A Rust wipe resets the map (and sometimes blueprints) so everyone starts over. The wipe cadence on a server changes the entire feel of the game — solo or group, base-building or raiding, casual or competitive. Picking the right wipe schedule matters more than picking the right server name.
This guide breaks down the common Rust wipe cadences, what each one rewards, and which one fits which kind of player.
Who this is for
- New Rust players who keep showing up three days into a wipe and feel hopelessly behind.
- Groups planning their first organized wipe and trying to match cadence to their hours.
- Solo and duo players looking for a wipe rhythm that rewards smaller groups.
What a Rust wipe actually does
There are two kinds of wipe:
- Map wipe — the world resets.
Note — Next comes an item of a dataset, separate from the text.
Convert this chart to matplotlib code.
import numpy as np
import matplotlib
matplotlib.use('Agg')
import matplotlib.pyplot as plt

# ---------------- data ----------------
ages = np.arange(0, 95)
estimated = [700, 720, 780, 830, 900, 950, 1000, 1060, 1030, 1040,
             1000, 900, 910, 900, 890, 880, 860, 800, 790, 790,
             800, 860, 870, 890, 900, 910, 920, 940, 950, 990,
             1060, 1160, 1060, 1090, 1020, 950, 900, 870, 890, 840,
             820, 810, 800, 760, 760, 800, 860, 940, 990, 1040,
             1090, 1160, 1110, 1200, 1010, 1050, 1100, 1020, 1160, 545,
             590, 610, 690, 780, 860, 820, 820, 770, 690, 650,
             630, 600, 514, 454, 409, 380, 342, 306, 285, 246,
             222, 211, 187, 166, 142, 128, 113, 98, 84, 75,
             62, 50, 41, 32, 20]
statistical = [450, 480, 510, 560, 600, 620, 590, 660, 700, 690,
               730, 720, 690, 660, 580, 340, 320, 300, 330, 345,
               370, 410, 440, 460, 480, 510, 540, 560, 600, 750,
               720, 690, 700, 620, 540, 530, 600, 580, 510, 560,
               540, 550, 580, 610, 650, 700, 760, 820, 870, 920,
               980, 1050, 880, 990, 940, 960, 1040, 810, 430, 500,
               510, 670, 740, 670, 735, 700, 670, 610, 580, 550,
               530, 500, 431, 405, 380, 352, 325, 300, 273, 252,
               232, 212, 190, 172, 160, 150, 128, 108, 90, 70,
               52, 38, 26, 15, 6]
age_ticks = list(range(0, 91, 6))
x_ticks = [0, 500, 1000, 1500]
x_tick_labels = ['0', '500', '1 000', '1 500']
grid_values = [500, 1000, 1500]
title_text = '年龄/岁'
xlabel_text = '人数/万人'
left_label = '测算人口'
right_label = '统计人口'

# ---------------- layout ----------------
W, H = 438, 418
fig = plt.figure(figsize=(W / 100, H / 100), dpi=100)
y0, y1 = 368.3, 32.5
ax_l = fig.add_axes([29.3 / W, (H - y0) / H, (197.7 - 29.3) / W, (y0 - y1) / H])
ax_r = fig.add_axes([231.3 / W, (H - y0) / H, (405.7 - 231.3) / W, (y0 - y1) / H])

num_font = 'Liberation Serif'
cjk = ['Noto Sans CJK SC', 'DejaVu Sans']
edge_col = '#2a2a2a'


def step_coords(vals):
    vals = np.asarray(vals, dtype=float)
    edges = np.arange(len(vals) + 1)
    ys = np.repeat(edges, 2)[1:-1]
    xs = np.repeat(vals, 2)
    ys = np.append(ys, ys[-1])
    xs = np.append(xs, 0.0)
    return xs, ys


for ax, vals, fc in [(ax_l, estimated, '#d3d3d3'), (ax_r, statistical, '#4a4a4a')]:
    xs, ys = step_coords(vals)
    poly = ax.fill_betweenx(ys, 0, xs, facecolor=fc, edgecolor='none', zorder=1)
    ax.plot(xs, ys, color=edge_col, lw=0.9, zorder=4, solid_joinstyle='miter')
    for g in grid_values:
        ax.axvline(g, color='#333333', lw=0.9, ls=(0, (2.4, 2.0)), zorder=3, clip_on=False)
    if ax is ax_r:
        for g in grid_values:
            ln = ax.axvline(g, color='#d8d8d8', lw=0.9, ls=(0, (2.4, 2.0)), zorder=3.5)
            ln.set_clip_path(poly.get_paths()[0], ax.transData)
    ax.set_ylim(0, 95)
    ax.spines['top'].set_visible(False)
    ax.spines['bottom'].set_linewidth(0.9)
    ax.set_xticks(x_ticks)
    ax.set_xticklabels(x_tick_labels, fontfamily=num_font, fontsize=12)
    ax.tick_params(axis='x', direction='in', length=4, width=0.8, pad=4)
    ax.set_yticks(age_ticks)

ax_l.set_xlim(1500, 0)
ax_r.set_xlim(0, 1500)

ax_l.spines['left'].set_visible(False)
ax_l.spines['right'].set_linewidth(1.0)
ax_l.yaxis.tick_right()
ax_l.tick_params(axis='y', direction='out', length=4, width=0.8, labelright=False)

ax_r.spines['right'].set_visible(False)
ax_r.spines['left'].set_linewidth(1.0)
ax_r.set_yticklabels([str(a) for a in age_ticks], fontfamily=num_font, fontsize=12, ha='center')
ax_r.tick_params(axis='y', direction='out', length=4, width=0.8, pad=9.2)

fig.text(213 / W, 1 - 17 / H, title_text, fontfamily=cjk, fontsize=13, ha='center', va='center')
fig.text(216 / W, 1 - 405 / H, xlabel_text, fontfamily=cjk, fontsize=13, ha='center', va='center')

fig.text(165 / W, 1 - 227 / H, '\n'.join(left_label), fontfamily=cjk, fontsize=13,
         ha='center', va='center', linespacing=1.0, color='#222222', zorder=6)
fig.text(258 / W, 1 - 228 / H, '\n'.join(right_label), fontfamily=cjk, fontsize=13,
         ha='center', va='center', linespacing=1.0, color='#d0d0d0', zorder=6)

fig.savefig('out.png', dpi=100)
Bases, monuments, loot, and bodies are gone. Blueprints (BPs) you have learned usually stay.
- BP wipe — blueprints also reset. Everyone relearns components from scratch. Most servers do BP wipes once a month, aligned with the Facepunch forced wipe.
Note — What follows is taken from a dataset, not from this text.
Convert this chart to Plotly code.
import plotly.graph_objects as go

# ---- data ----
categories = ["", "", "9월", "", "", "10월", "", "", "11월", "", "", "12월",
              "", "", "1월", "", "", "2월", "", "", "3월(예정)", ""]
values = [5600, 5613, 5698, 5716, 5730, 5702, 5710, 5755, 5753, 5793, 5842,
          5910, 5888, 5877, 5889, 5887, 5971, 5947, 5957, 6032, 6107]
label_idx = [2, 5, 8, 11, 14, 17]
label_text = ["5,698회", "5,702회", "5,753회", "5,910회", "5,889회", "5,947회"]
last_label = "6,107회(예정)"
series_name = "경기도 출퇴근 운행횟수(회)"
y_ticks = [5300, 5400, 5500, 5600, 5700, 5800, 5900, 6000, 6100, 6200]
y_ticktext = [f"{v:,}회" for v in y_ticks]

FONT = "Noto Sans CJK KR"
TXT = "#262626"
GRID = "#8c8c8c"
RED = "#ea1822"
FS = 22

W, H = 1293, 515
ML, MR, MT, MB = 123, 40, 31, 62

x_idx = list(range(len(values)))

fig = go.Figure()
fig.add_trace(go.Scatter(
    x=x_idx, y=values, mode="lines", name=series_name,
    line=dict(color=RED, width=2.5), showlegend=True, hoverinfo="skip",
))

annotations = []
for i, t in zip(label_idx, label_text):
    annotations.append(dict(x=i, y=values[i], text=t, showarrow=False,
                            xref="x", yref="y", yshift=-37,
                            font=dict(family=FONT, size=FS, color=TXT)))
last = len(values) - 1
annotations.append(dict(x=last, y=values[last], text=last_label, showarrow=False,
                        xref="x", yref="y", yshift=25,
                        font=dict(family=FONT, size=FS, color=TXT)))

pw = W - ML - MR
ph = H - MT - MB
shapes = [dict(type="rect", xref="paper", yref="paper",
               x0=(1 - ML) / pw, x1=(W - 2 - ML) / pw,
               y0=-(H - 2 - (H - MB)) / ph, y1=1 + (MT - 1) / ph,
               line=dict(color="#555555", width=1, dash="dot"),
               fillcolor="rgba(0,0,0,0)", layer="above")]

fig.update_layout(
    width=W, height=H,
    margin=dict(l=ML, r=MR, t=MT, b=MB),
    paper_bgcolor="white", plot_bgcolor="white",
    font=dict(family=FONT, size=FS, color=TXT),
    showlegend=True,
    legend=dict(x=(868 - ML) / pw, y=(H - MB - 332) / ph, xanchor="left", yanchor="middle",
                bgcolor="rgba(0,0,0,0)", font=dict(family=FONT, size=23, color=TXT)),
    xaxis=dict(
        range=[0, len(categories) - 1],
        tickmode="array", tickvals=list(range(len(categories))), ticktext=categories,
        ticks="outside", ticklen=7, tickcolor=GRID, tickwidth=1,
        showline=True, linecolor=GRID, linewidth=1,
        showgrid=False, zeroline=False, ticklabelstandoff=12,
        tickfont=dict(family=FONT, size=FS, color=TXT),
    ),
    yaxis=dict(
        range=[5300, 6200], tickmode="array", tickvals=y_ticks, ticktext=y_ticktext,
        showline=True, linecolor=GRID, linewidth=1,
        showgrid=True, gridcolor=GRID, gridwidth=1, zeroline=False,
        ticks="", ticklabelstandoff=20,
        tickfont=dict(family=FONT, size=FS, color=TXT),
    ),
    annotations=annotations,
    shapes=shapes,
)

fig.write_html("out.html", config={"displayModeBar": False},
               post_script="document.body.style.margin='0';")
A “wipe” without a qualifier almost always means a map wipe. Read the listing carefully if you care about BPs.
The common cadences
Daily and 2-day wipes
Pure raid action with no progression depth. You wake up, raid, fight, sleep, wipe. Niche. Useful if you only want short, intense PvP sessions and do not care about long base projects.
Weekly wipes
The most common cadence. Maps reset every Thursday or Friday. Enough time to build, run monuments, gather components, and run a few raids. The default rhythm for most active servers.
For grouped play, see best Rust PvP servers.
Biweekly wipes
Slightly slower farming and deeper base economies. Suits groups who play 4–6 hours a few nights a week rather than full sessions. Less wipe-day chaos, more middle-week raiding.
Monthly wipes
Long base-building, deep economies, complex defense layouts, and hardcore competition. The first Thursday of every month is the official Facepunch wipe (more below), so monthly servers usually align there.
Monthly wipes punish missing a few sessions. By week three, established groups have stacked components, learned the map, and built defended bases. Joining day 18 of a monthly wipe is the worst feeling in Rust.
Forced wipes (first Thursday of the month)
Every Rust server is required to wipe blueprints when Facepunch ships its monthly content update. Most servers also wipe the map on that day, which is why “force wipe day” is the busiest single day in Rust each month. If you only play occasionally, time your sessions to force wipe day.
Pick the cadence that matches your hours
| Group | Recommended cadence |
|---|---|
| Solo, 1–2 nights/week | Weekly or biweekly |
| Duo or trio, 3+ nights/week | Weekly |
| 4–8 player group, weekly sessions | Biweekly or monthly |
| Hardcore clan, full-time wipe | Monthly with force wipe sync |
| Only plays force wipe days | Monthly servers, join early on first Thursday |
Match wipe time to your timezone. A server that wipes at 18:00 GMT is brutal for North American players who cannot log in until eight hours later.
What to confirm in a listing
- Exact wipe day and time. “Weekly” is not enough. You need the day, time, and timezone.
- BP wipe cadence. Most servers BP wipe monthly, but some go forced-only and some go every wipe.
- Group cap. A weekly solo-duo server feels nothing like a weekly group server.
- Map size and rate multipliers. A 3500 weekly with 2x feels casual. A 5000 weekly with 1x feels like a job.
- Force wipe handling. Does the server map wipe on the first Thursday, or stick to its weekly cadence?
For deeper rule-checking, see how to choose a Rust server.
Red flags before joining
- No wipe schedule published in the listing.
- “Vanilla” claim with kits, /home, or VIP perks.
- Population graph that spikes only at wipe and dies inside 48 hours.
- VIP kits, queue priority, or shop items that affect early fights or raid balance.
- No public anti-cheat or ban report process.
If a server hides its wipe schedule behind Discord with no public summary, treat that as a red flag on its own.